Provided data –

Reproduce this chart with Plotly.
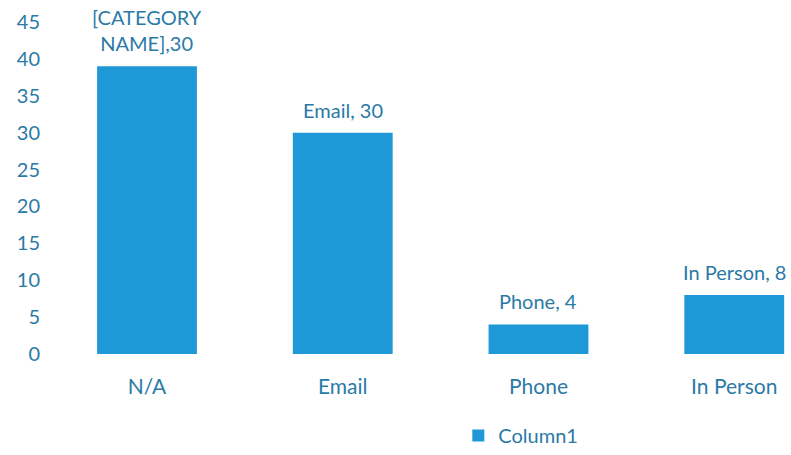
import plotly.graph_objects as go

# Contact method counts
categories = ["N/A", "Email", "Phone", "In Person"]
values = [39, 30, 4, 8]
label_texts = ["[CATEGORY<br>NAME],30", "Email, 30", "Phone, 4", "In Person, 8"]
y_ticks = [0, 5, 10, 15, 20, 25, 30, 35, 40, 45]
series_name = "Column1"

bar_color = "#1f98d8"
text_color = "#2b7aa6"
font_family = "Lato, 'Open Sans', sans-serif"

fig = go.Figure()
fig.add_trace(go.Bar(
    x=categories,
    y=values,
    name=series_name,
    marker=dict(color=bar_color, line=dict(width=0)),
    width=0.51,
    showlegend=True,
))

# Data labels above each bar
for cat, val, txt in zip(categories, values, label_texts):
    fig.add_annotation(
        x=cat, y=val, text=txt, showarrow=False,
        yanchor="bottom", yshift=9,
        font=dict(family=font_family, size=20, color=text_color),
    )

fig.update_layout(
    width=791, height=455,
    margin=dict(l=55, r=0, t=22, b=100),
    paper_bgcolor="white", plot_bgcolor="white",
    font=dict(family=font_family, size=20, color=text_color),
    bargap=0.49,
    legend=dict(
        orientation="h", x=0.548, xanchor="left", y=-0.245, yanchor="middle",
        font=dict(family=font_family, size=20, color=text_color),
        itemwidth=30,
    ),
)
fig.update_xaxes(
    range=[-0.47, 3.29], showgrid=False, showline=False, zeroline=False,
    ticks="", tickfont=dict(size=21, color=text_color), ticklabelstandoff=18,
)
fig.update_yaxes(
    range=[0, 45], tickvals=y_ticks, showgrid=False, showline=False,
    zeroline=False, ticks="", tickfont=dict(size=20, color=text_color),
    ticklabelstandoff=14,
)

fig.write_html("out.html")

Your objective –
Print out the whole of the material word for word, without pictures.

The response –
Reproduce this chart with Plotly.
import plotly.graph_objects as go

# Contact method counts
categories = ["N/A", "Email", "Phone", "In Person"]
values = [39, 30, 4, 8]
label_texts = ["[CATEGORY<br>NAME],30", "Email, 30", "Phone, 4", "In Person, 8"]
y_ticks = [0, 5, 10, 15, 20, 25, 30, 35, 40, 45]
series_name = "Column1"

bar_color = "#1f98d8"
text_color = "#2b7aa6"
font_family = "Lato, 'Open Sans', sans-serif"

fig = go.Figure()
fig.add_trace(go.Bar(
    x=categories,
    y=values,
    name=series_name,
    marker=dict(color=bar_color, line=dict(width=0)),
    width=0.51,
    showlegend=True,
))

# Data labels above each bar
for cat, val, txt in zip(categories, values, label_texts):
    fig.add_annotation(
        x=cat, y=val, text=txt, showarrow=False,
        yanchor="bottom", yshift=9,
        font=dict(family=font_family, size=20, color=text_color),
    )

fig.update_layout(
    width=791, height=455,
    margin=dict(l=55, r=0, t=22, b=100),
    paper_bgcolor="white", plot_bgcolor="white",
    font=dict(family=font_family, size=20, color=text_color),
    bargap=0.49,
    legend=dict(
        orientation="h", x=0.548, xanchor="left", y=-0.245, yanchor="middle",
        font=dict(family=font_family, size=20, color=text_color),
        itemwidth=30,
    ),
)
fig.update_xaxes(
    range=[-0.47, 3.29], showgrid=False, showline=False, zeroline=False,
    ticks="", tickfont=dict(size=21, color=text_color), ticklabelstandoff=18,
)
fig.update_yaxes(
    range=[0, 45], tickvals=y_ticks, showgrid=False, showline=False,
    zeroline=False, ticks="", tickfont=dict(size=20, color=text_color),
    ticklabelstandoff=14,
)

fig.write_html("out.html")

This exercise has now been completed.